**Information shown:**
____

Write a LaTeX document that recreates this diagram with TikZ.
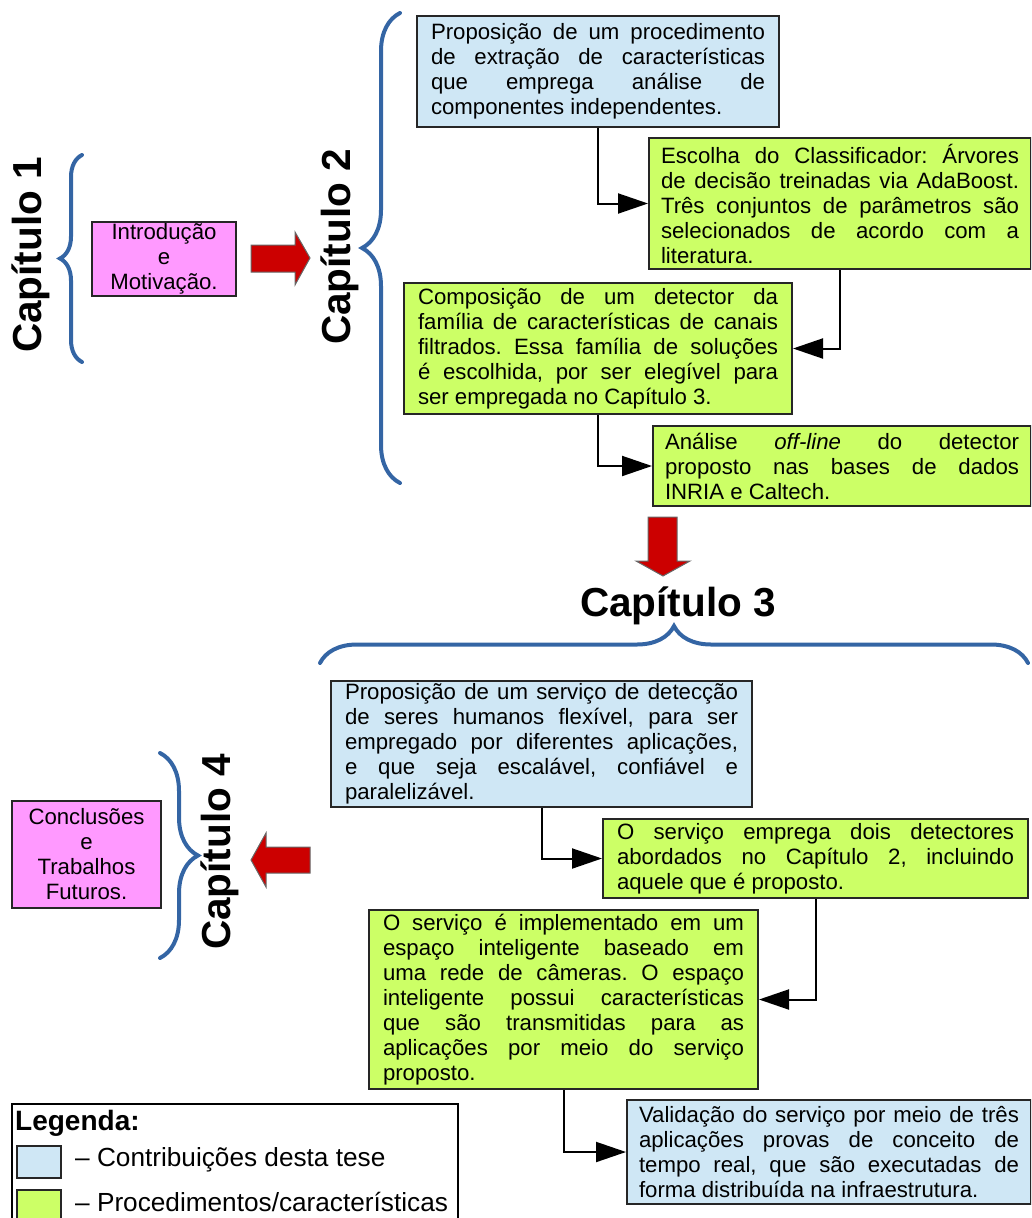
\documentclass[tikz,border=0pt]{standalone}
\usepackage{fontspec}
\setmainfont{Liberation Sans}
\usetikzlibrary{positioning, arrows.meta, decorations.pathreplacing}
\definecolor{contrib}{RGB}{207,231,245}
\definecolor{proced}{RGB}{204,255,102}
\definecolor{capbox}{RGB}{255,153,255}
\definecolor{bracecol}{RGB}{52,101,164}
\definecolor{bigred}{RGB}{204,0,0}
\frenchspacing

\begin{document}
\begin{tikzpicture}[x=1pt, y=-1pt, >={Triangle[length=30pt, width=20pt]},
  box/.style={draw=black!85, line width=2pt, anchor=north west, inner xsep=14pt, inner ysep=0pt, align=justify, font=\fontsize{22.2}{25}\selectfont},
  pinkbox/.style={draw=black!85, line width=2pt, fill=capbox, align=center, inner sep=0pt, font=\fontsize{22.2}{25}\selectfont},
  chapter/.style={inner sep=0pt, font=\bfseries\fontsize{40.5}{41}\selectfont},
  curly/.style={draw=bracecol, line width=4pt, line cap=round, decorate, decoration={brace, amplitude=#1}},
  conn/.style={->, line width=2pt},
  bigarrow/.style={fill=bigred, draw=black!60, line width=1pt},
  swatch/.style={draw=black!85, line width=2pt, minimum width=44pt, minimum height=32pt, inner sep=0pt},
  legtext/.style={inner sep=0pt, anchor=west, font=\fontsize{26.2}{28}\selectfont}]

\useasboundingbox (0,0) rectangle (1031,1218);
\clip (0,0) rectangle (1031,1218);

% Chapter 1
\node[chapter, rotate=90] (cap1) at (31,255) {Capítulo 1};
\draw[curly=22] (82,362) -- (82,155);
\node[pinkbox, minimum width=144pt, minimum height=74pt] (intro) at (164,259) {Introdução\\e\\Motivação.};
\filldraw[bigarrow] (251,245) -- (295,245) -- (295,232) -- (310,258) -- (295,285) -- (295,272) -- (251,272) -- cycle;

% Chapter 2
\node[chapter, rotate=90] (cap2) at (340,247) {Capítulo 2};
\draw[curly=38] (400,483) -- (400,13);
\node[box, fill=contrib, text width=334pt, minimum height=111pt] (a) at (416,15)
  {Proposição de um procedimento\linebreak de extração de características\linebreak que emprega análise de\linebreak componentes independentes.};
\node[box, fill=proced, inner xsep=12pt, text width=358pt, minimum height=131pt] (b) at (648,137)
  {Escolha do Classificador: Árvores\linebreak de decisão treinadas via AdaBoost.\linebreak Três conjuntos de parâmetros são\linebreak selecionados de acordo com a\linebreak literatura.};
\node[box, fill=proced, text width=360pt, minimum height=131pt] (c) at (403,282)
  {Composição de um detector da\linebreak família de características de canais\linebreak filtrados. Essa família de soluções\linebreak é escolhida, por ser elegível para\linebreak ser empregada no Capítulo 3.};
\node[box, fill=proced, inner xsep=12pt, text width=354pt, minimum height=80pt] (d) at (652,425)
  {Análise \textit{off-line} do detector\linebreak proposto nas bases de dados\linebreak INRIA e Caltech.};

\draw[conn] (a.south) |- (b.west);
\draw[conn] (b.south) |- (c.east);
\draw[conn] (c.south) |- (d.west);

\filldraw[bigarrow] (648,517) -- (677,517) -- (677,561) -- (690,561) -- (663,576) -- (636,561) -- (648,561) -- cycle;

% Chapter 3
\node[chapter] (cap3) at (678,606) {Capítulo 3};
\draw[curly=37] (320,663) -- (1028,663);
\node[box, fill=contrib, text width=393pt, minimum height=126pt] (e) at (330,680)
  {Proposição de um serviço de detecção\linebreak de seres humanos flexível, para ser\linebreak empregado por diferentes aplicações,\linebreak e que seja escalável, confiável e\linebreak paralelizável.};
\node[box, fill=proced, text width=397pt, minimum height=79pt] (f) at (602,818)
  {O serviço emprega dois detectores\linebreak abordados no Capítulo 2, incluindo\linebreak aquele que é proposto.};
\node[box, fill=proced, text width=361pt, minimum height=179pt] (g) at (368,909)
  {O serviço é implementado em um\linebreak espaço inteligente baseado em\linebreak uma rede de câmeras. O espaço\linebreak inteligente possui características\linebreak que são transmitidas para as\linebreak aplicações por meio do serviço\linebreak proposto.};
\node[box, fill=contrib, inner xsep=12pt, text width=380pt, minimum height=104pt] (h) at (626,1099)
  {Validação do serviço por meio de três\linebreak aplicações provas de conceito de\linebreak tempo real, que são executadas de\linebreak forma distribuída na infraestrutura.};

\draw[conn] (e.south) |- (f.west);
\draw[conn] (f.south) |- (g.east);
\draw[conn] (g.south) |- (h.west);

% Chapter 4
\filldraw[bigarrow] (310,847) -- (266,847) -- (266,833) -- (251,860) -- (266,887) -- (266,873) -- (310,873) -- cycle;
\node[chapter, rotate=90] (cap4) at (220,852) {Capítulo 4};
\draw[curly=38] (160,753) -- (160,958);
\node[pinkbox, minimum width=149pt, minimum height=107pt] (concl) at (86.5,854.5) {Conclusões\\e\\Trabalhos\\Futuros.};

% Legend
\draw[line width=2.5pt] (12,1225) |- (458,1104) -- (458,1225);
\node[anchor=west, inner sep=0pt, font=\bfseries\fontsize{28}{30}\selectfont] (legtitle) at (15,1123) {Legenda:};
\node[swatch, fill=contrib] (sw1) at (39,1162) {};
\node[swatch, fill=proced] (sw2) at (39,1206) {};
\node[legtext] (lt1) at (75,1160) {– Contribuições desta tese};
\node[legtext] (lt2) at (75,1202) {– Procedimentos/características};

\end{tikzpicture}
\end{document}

____

**Task goal:** Omit the pictures and reproduce the listing exactly.

**Response:**
Write a LaTeX document that recreates this diagram with TikZ.
\documentclass[tikz,border=0pt]{standalone}
\usepackage{fontspec}
\setmainfont{Liberation Sans}
\usetikzlibrary{positioning, arrows.meta, decorations.pathreplacing}
\definecolor{contrib}{RGB}{207,231,245}
\definecolor{proced}{RGB}{204,255,102}
\definecolor{capbox}{RGB}{255,153,255}
\definecolor{bracecol}{RGB}{52,101,164}
\definecolor{bigred}{RGB}{204,0,0}
\frenchspacing

\begin{document}
\begin{tikzpicture}[x=1pt, y=-1pt, >={Triangle[length=30pt, width=20pt]},
  box/.style={draw=black!85, line width=2pt, anchor=north west, inner xsep=14pt, inner ysep=0pt, align=justify, font=\fontsize{22.2}{25}\selectfont},
  pinkbox/.style={draw=black!85, line width=2pt, fill=capbox, align=center, inner sep=0pt, font=\fontsize{22.2}{25}\selectfont},
  chapter/.style={inner sep=0pt, font=\bfseries\fontsize{40.5}{41}\selectfont},
  curly/.style={draw=bracecol, line width=4pt, line cap=round, decorate, decoration={brace, amplitude=#1}},
  conn/.style={->, line width=2pt},
  bigarrow/.style={fill=bigred, draw=black!60, line width=1pt},
  swatch/.style={draw=black!85, line width=2pt, minimum width=44pt, minimum height=32pt, inner sep=0pt},
  legtext/.style={inner sep=0pt, anchor=west, font=\fontsize{26.2}{28}\selectfont}]

\useasboundingbox (0,0) rectangle (1031,1218);
\clip (0,0) rectangle (1031,1218);

% Chapter 1
\node[chapter, rotate=90] (cap1) at (31,255) {Capítulo 1};
\draw[curly=22] (82,362) -- (82,155);
\node[pinkbox, minimum width=144pt, minimum height=74pt] (intro) at (164,259) {Introdução\\e\\Motivação.};
\filldraw[bigarrow] (251,245) -- (295,245) -- (295,232) -- (310,258) -- (295,285) -- (295,272) -- (251,272) -- cycle;

% Chapter 2
\node[chapter, rotate=90] (cap2) at (340,247) {Capítulo 2};
\draw[curly=38] (400,483) -- (400,13);
\node[box, fill=contrib, text width=334pt, minimum height=111pt] (a) at (416,15)
  {Proposição de um procedimento\linebreak de extração de características\linebreak que emprega análise de\linebreak componentes independentes.};
\node[box, fill=proced, inner xsep=12pt, text width=358pt, minimum height=131pt] (b) at (648,137)
  {Escolha do Classificador: Árvores\linebreak de decisão treinadas via AdaBoost.\linebreak Três conjuntos de parâmetros são\linebreak selecionados de acordo com a\linebreak literatura.};
\node[box, fill=proced, text width=360pt, minimum height=131pt] (c) at (403,282)
  {Composição de um detector da\linebreak família de características de canais\linebreak filtrados. Essa família de soluções\linebreak é escolhida, por ser elegível para\linebreak ser empregada no Capítulo 3.};
\node[box, fill=proced, inner xsep=12pt, text width=354pt, minimum height=80pt] (d) at (652,425)
  {Análise \textit{off-line} do detector\linebreak proposto nas bases de dados\linebreak INRIA e Caltech.};

\draw[conn] (a.south) |- (b.west);
\draw[conn] (b.south) |- (c.east);
\draw[conn] (c.south) |- (d.west);

\filldraw[bigarrow] (648,517) -- (677,517) -- (677,561) -- (690,561) -- (663,576) -- (636,561) -- (648,561) -- cycle;

% Chapter 3
\node[chapter] (cap3) at (678,606) {Capítulo 3};
\draw[curly=37] (320,663) -- (1028,663);
\node[box, fill=contrib, text width=393pt, minimum height=126pt] (e) at (330,680)
  {Proposição de um serviço de detecção\linebreak de seres humanos flexível, para ser\linebreak empregado por diferentes aplicações,\linebreak e que seja escalável, confiável e\linebreak paralelizável.};
\node[box, fill=proced, text width=397pt, minimum height=79pt] (f) at (602,818)
  {O serviço emprega dois detectores\linebreak abordados no Capítulo 2, incluindo\linebreak aquele que é proposto.};
\node[box, fill=proced, text width=361pt, minimum height=179pt] (g) at (368,909)
  {O serviço é implementado em um\linebreak espaço inteligente baseado em\linebreak uma rede de câmeras. O espaço\linebreak inteligente possui características\linebreak que são transmitidas para as\linebreak aplicações por meio do serviço\linebreak proposto.};
\node[box, fill=contrib, inner xsep=12pt, text width=380pt, minimum height=104pt] (h) at (626,1099)
  {Validação do serviço por meio de três\linebreak aplicações provas de conceito de\linebreak tempo real, que são executadas de\linebreak forma distribuída na infraestrutura.};

\draw[conn] (e.south) |- (f.west);
\draw[conn] (f.south) |- (g.east);
\draw[conn] (g.south) |- (h.west);

% Chapter 4
\filldraw[bigarrow] (310,847) -- (266,847) -- (266,833) -- (251,860) -- (266,887) -- (266,873) -- (310,873) -- cycle;
\node[chapter, rotate=90] (cap4) at (220,852) {Capítulo 4};
\draw[curly=38] (160,753) -- (160,958);
\node[pinkbox, minimum width=149pt, minimum height=107pt] (concl) at (86.5,854.5) {Conclusões\\e\\Trabalhos\\Futuros.};

% Legend
\draw[line width=2.5pt] (12,1225) |- (458,1104) -- (458,1225);
\node[anchor=west, inner sep=0pt, font=\bfseries\fontsize{28}{30}\selectfont] (legtitle) at (15,1123) {Legenda:};
\node[swatch, fill=contrib] (sw1) at (39,1162) {};
\node[swatch, fill=proced] (sw2) at (39,1206) {};
\node[legtext] (lt1) at (75,1160) {– Contribuições desta tese};
\node[legtext] (lt2) at (75,1202) {– Procedimentos/características};

\end{tikzpicture}
\end{document}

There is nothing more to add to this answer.